OBJECTIVE ->
Write the lines out again, from the top of the material to the line containing "const values1 = [68, 0.8, 0.7, 3, 2, 4.7, 3.6, 23.8];", pictures excluded.
==== SUPPLIED MATERIAL ====
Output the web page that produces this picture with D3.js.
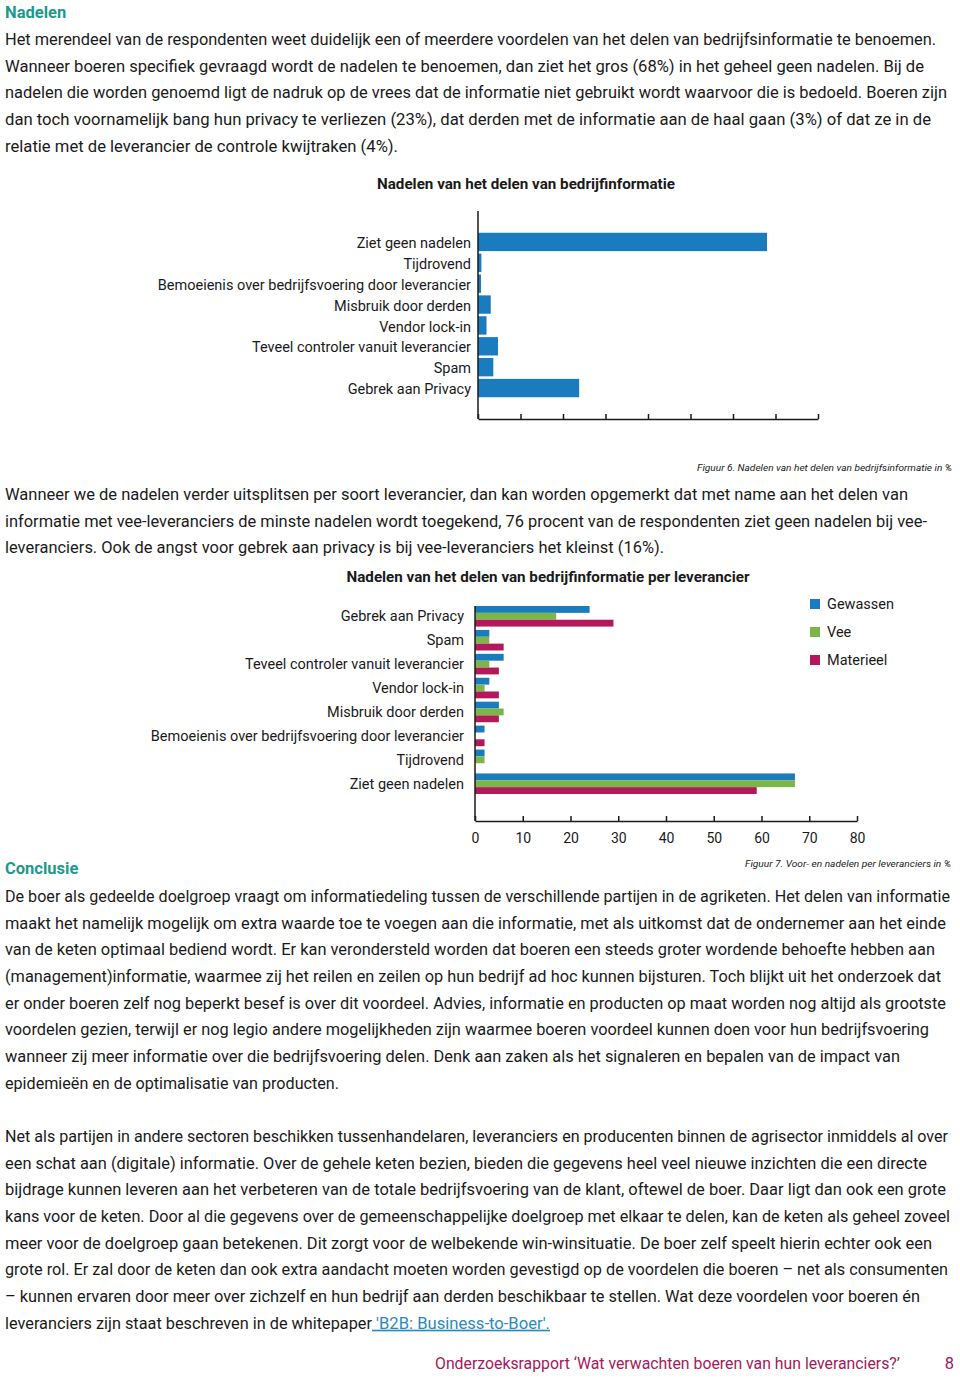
<!DOCTYPE html>
<html>
<head>
<meta charset="utf-8">
<script src="https://cdn.jsdelivr.net/npm/d3@7"></script>
<style>
  html, body { margin: 0; padding: 0; background: #fff; }
  svg { display: block; }
  text { font-family: Roboto, "Liberation Sans", sans-serif; }
</style>
</head>
<body>
<svg id="page" width="960" height="1378"></svg>
<script>
// ---------- DATA ----------
const categories1 = ["Ziet geen nadelen", "Tijdrovend", "Bemoeienis over bedrijfsvoering door leverancier",
  "Misbruik door derden", "Vendor lock-in", "Teveel controler vanuit leverancier", "Spam", "Gebrek aan Privacy"];
const values1 = [68, 0.8, 0.7, 3, 2, 4.7, 3.6, 23.8];

const categories2 = ["Gebrek aan Privacy", "Spam", "Teveel controler vanuit leverancier", "Vendor lock-in",
  "Misbruik door derden", "Bemoeienis over bedrijfsvoering door leverancier", "Tijdrovend", "Ziet geen nadelen"];
const seriesNames = ["Gewassen", "Vee", "Materieel"];
const gewassen  = [24, 3, 6, 3, 5, 2, 2, 67];
const vee       = [17, 3, 3, 2, 6, 0, 2, 67];
const materieel = [29, 6, 5, 5, 5, 2, 0, 59];
const xTicks2 = [0, 10, 20, 30, 40, 50, 60, 70, 80];

const title1 = "Nadelen van het delen van bedrijfinformatie";
const title2 = "Nadelen van het delen van bedrijfinformatie per leverancier";
const caption1 = "Figuur 6. Nadelen van het delen van bedrijfsinformatie in %";
const caption2 = "Figuur 7. Voor- en nadelen per leveranciers in %";

const para1 = [
  "Het merendeel van de respondenten weet duidelijk een of meerdere voordelen van het delen van bedrijfsinformatie te benoemen.",
  "Wanneer boeren specifiek gevraagd wordt de nadelen te benoemen, dan ziet het gros (68%) in het geheel geen nadelen. Bij de",
  "nadelen die worden genoemd ligt de nadruk op de vrees dat de informatie niet gebruikt wordt waarvoor die is bedoeld. Boeren zijn",
  "dan toch voornamelijk bang hun privacy te verliezen (23%), dat derden met de informatie aan de haal gaan (3%) of dat ze in de",
  "relatie met de leverancier de controle kwijtraken (4%)."
];
const para1Ends = [936, 924, 947, 931, 398];

const para2 = [
  "Wanneer we de nadelen verder uitsplitsen per soort leverancier, dan kan worden opgemerkt dat met name aan het delen van",
  "informatie met vee-leveranciers de minste nadelen wordt toegekend, 76 procent van de respondenten ziet geen nadelen bij vee-",
  "leveranciers. Ook de angst voor gebrek aan privacy is bij vee-leveranciers het kleinst (16%)."
];
const para2Ends = [908, 927, 664];

const para3 = [
  "De boer als gedeelde doelgroep vraagt om informatiedeling tussen de verschillende partijen in de agriketen. Het delen van informatie",
  "maakt het namelijk mogelijk om extra waarde toe te voegen aan die informatie, met als uitkomst dat de ondernemer aan het einde",
  "van de keten optimaal bediend wordt. Er kan verondersteld worden dat boeren een steeds groter wordende behoefte hebben aan",
  "(management)informatie, waarmee zij het reilen en zeilen op hun bedrijf ad hoc kunnen bijsturen. Toch blijkt uit het onderzoek dat",
  "er onder boeren zelf nog beperkt besef is over dit voordeel. Advies, informatie en producten op maat worden nog altijd als grootste",
  "voordelen gezien, terwijl er nog legio andere mogelijkheden zijn waarmee boeren voordeel kunnen doen voor hun bedrijfsvoering",
  "wanneer zij meer informatie over die bedrijfsvoering delen. Denk aan zaken als het signaleren en bepalen van de impact van",
  "epidemieën en de optimalisatie van producten."
];
const para3Ends = [950, 946, 935, 941, 946, 929, 900, 339];

const para4 = [
  "Net als partijen in andere sectoren beschikken tussenhandelaren, leveranciers en producenten binnen de agrisector inmiddels al over",
  "een schat aan (digitale) informatie. Over de gehele keten bezien, bieden die gegevens heel veel nieuwe inzichten die een directe",
  "bijdrage kunnen leveren aan het verbeteren van de totale bedrijfsvoering van de klant, oftewel de boer. Daar ligt dan ook een grote",
  "kans voor de keten. Door al die gegevens over de gemeenschappelijke doelgroep met elkaar te delen, kan de keten als geheel zoveel",
  "meer voor de doelgroep gaan betekenen. Dit zorgt voor de welbekende win-winsituatie. De boer zelf speelt hierin echter ook een",
  "grote rol. Er zal door de keten dan ook extra aandacht moeten worden gevestigd op de voordelen die boeren – net als consumenten",
  "– kunnen ervaren door meer over zichzelf en hun bedrijf aan derden beschikbaar te stellen. Wat deze voordelen voor boeren én",
  "leveranciers zijn staat beschreven in de whitepaper"
];
const para4Ends = [948, 927, 946, 950, 932, 948, 920, 372];
const linkText = " 'B2B: Business-to-Boer'.";
const footerText = "Onderzoeksrapport ‘Wat verwachten boeren van hun leveranciers?’";
const pageNumber = "8";

// ---------- STYLE ----------
const TEAL = "#1b9a8c", BLUE = "#1a7bbf", GREEN = "#7ab648", MAGENTA = "#b2195a",
      FOOT = "#a3195b", LINK = "#2a8ac0", INK = "#1a1a1a";
const seriesColors = [BLUE, GREEN, MAGENTA];
const BODY_SIZE = 16.5;

const svg = d3.select("#page");

// fit a text element into a target width: shrink the font if it is too wide, then set textLength
function fitText(el, targetW, baseSize) {
  const natural = el.node().getComputedTextLength();
  if (natural > targetW) {
    el.attr("font-size", baseSize * targetW / natural * 0.995);
  }
  el.attr("textLength", targetW).attr("lengthAdjust", "spacingAndGlyphs");
}

function paragraph(lines, ends, y0, step) {
  lines.forEach((t, i) => {
    const el = svg.append("text")
      .attr("x", 5).attr("y", y0 + i * step)
      .attr("font-size", BODY_SIZE).attr("fill", INK)
      .text(t);
    fitText(el, ends[i] - 5, BODY_SIZE);
  });
}

function heading(t, y) {
  svg.append("text").attr("x", 5).attr("y", y)
    .attr("font-size", BODY_SIZE).attr("font-weight", 700).attr("fill", TEAL).text(t);
}

// ---------- TEXT ----------
heading("Nadelen", 18);
paragraph(para1, para1Ends, 45, 26.67);
paragraph(para2, para2Ends, 500, 26.67);
heading("Conclusie", 874);
paragraph(para3, para3Ends, 902, 26.67);
paragraph(para4, para4Ends, 1142, 26.67);

// link
const linkY = 1142 + 7 * 26.67;
const linkEl = svg.append("text").attr("x", 372).attr("y", linkY)
  .attr("font-size", BODY_SIZE).attr("fill", LINK)
  .attr("text-decoration", "underline")
  .style("white-space", "pre")
  .text(linkText);
fitText(linkEl, 178, BODY_SIZE);

// footer
const footEl = svg.append("text").attr("x", 435).attr("y", 1369)
  .attr("font-size", BODY_SIZE).attr("fill", FOOT)
  .text(footerText);
fitText(footEl, 465, BODY_SIZE);
svg.append("text").attr("x", 954).attr("y", 1369).attr("text-anchor", "end")
  .attr("font-size", BODY_SIZE).attr("fill", FOOT).text(pageNumber);

// captions
const cap1 = svg.append("text").attr("x", 952).attr("y", 471).attr("text-anchor", "end")
  .attr("font-size", 9.5).attr("font-style", "italic").attr("fill", INK).text(caption1);
fitText(cap1, 255, 9.5);
const cap2 = svg.append("text").attr("x", 951).attr("y", 867).attr("text-anchor", "end")
  .attr("font-size", 9.5).attr("font-style", "italic").attr("fill", INK).text(caption2);
fitText(cap2, 206, 9.5);

// ---------- CHART 1 ----------
{
  const x = d3.scaleLinear().domain([0, 80]).range([478, 818]);
  const y = d3.scaleBand().domain(categories1).range([231.5, 398.5]).paddingInner(0.12).paddingOuter(0.06);
  const g = svg.append("g");

  const t1 = g.append("text").attr("x", 526).attr("y", 189).attr("text-anchor", "middle")
    .attr("font-size", 14.5).attr("font-weight", 700).attr("fill", INK).text(title1);
  fitText(t1, 298, 14.5);

  g.selectAll("rect.b1").data(categories1).join("rect").attr("class", "b1")
    .attr("x", x(0)).attr("y", d => y(d))
    .attr("width", (d, i) => x(values1[i]) - x(0))
    .attr("height", y.bandwidth()).attr("fill", BLUE);

  g.selectAll("text.l1").data(categories1).join("text").attr("class", "l1")
    .attr("x", 471).attr("y", d => y(d) + y.bandwidth() / 2 + 1)
    .attr("dy", "0.35em").attr("text-anchor", "end")
    .attr("font-size", 14.5).attr("fill", INK).text(d => d);

  // axes
  g.append("line").attr("x1", x(0)).attr("x2", x(0)).attr("y1", 211).attr("y2", 419)
    .attr("stroke", INK).attr("stroke-width", 1.5);
  const ax = d3.axisTop(x).tickValues(xTicks2).tickSize(5).tickFormat("").tickSizeOuter(0);
  const axg = g.append("g").attr("transform", "translate(0,419)").call(ax);
  axg.select(".domain").attr("stroke", INK).attr("stroke-width", 1.5);
  axg.selectAll(".tick line").attr("stroke", INK).attr("stroke-width", 1.5);
}

// ---------- CHART 2 ----------
{
  const x = d3.scaleLinear().domain([0, 80]).range([475, 857]);
  const y = d3.scaleBand().domain(categories2).range([606, 794]).paddingInner(0.14);
  const ys = d3.scaleBand().domain(seriesNames).range([0, y.bandwidth()]);
  const allSeries = [gewassen, vee, materieel];
  const g = svg.append("g");

  const t2 = g.append("text").attr("x", 548).attr("y", 582).attr("text-anchor", "middle")
    .attr("font-size", 14.5).attr("font-weight", 700).attr("fill", INK).text(title2);
  fitText(t2, 403, 14.5);

  const groups = g.selectAll("g.grp").data(categories2).join("g").attr("class", "grp")
    .attr("transform", d => `translate(0,${y(d)})`);
  groups.selectAll("rect").data((d, i) => seriesNames.map((s, k) => ({ s, v: allSeries[k][i], k })))
    .join("rect")
    .attr("x", x(0)).attr("y", d => ys(d.s))
    .attr("width", d => x(d.v) - x(0)).attr("height", ys.bandwidth())
    .attr("fill", d => seriesColors[d.k]);

  g.selectAll("text.l2").data(categories2).join("text").attr("class", "l2")
    .attr("x", 464).attr("y", d => y(d) + y.bandwidth() / 2)
    .attr("dy", "0.35em").attr("text-anchor", "end")
    .attr("font-size", 14.5).attr("fill", INK).text(d => d);

  g.append("line").attr("x1", x(0)).attr("x2", x(0)).attr("y1", 606).attr("y2", 821)
    .attr("stroke", INK).attr("stroke-width", 1.5);
  const axg = g.append("g").attr("transform", "translate(0,821)")
    .call(d3.axisBottom(x).tickValues(xTicks2).tickSize(0).tickSizeOuter(0).tickPadding(12));
  axg.select(".domain").attr("stroke", INK).attr("stroke-width", 1.5);
  axg.selectAll(".tick text").attr("font-size", 14).attr("fill", INK)
    .attr("font-family", "Roboto, sans-serif");
  // upward ticks
  axg.selectAll(".tick").append("line").attr("y1", 0).attr("y2", -5)
    .attr("stroke", INK).attr("stroke-width", 1.5);

  // legend
  const lg = g.selectAll("g.leg").data(seriesNames).join("g").attr("class", "leg")
    .attr("transform", (d, i) => `translate(810,${604 + i * 28})`);
  lg.append("rect").attr("x", 0).attr("y", -5).attr("width", 10).attr("height", 10)
    .attr("fill", (d, i) => seriesColors[i]);
  lg.append("text").attr("x", 17).attr("y", 0).attr("dy", "0.35em")
    .attr("font-size", 14.5).attr("fill", INK).text(d => d);
}
</script>
</body>
</html>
====
WRITTEN SOLUTION ->
Output the web page that produces this picture with D3.js.
<!DOCTYPE html>
<html>
<head>
<meta charset="utf-8">
<script src="https://cdn.jsdelivr.net/npm/d3@7"></script>
<style>
  html, body { margin: 0; padding: 0; background: #fff; }
  svg { display: block; }
  text { font-family: Roboto, "Liberation Sans", sans-serif; }
</style>
</head>
<body>
<svg id="page" width="960" height="1378"></svg>
<script>
// ---------- DATA ----------
const categories1 = ["Ziet geen nadelen", "Tijdrovend", "Bemoeienis over bedrijfsvoering door leverancier",
  "Misbruik door derden", "Vendor lock-in", "Teveel controler vanuit leverancier", "Spam", "Gebrek aan Privacy"];
const values1 = [68, 0.8, 0.7, 3, 2, 4.7, 3.6, 23.8];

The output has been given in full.